Lead with Value Proposition
In many of my new engagements, the value proposition is completely missing, and the company’s “client facing sales conversation” is created on the fly by sales reps to fit the situation of the moment. This is a problem which affects everything in a detrimental way. It can easily deteriorate your forecast, as sales teams often chase opportunities outside the company’s desired targets or capabilities. These are always harder to manage and close. Even worse, a prospect or new client may never learn of your real value and capabilities! The enormous amount of time wasted chasing deals that ARE NOT PROBABLE can be, if redirected, a wonderful springboard for significant growth opportunities with targets that appreciate your value proposition.
This lack of corporate direction may lead to unwanted deals or deals that don’t fit within your core offerings. Trying to jump through hoops to honor a sales rep’s concoctions, especially when considering larger clients, can not only overwhelm your organization, but possibly destroy your company’s ability to compete should the word get out and affect your reputation.
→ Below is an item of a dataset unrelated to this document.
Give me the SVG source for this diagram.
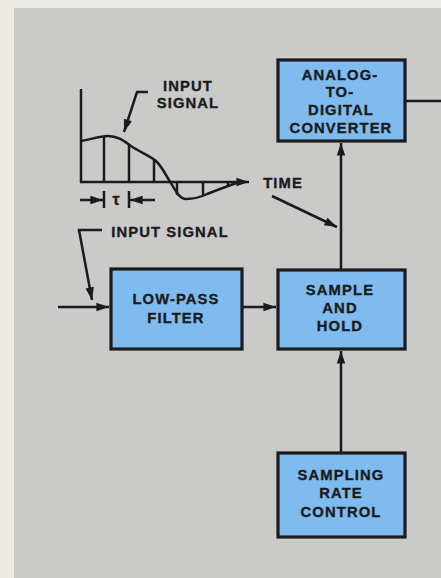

If you think about it, chasing just one or two “one-offs” a month, especially for smaller sales teams, can stress your company’s bandwidth and suck the momentum out of forward motion. While you should be creative, competitive, and flexible, do it inside your value proposition. It doesn’t take long as they stack up to max out your company’s post-sales ability to perform satisfactorily. When a client makes decisions based on wayward promises, managing those promises can become a significant distraction to healthy growth. When your company is asked to perform outside the business model, evaluate the risk and benefit, always reviewing the “What if it all goes south?” scenario. My experience shows that if you know your value and who receives it best, with an appropriate prospecting campaign, you can find more deals and win them versus a single “on the edge, one off.”
Who is Your Target?
One of the hardest things I do is getting a business owner to define, “Who is your target, and what unique value do you provide for them?” It sometimes takes months for them to answer this question. Most start chattering about the years they’ve been in business and their service response times, etc. Here’s a hint, “It’s not about you!” When you’re creating or defining your value proposition, you have to sit in your target’s chair, and look at your company from their point of view.
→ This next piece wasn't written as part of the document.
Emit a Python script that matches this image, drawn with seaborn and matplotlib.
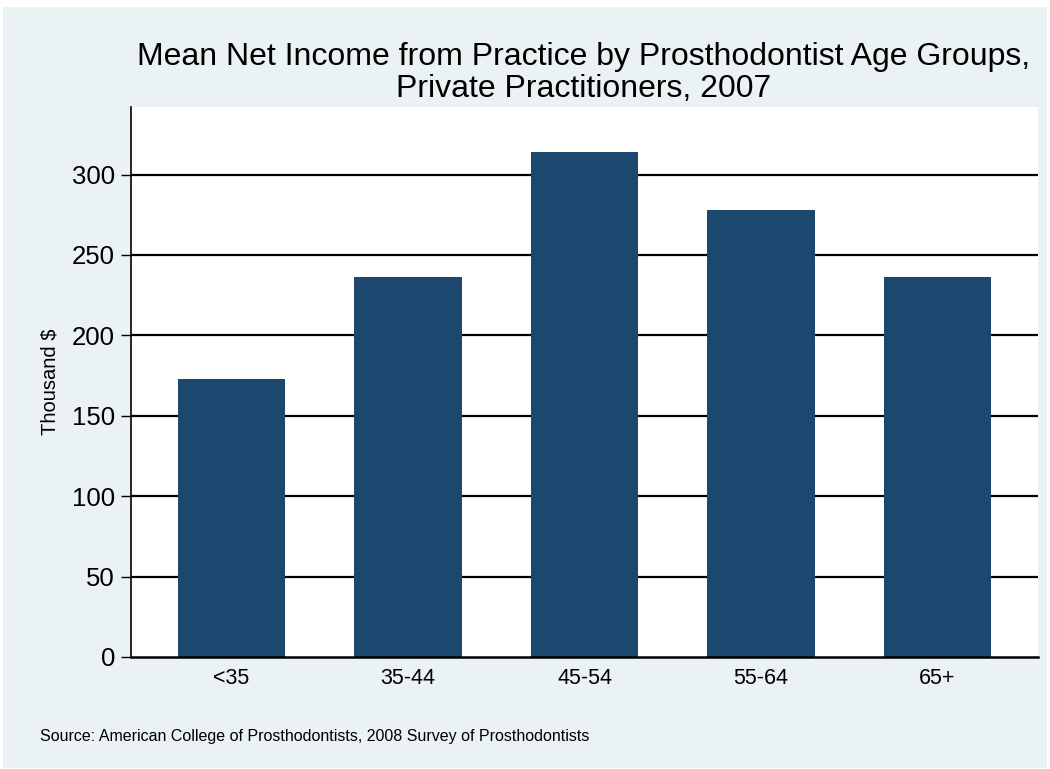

To get insight on creating their value proposition, dealers often send out surveys and ask questions such as, “What do you like about our company?” and “Why do you do business with us?” Those answers are pushed into a false value proposition statement because the answers to those types of questions provide an evaluation of how well you are at customer service and relationships. They are often answered by middle to lower management and not your target. Therefore, they are not your value proposition.
With a defined target, you fulfill a very important part of your market strategy: your sweet spot. Identifying the profile which would most likely be your best target empowers every step of your marketing execution plan because of the focus it provides.
Dealers have long sought business from anyone that has a heartbeat. When you think about it, an appropriate value proposition and target identification significantly increases your forecast accuracy. You’ve eliminated (as much as possible) the approach to companies or targets that are “less likely” to engage and move through your sales process.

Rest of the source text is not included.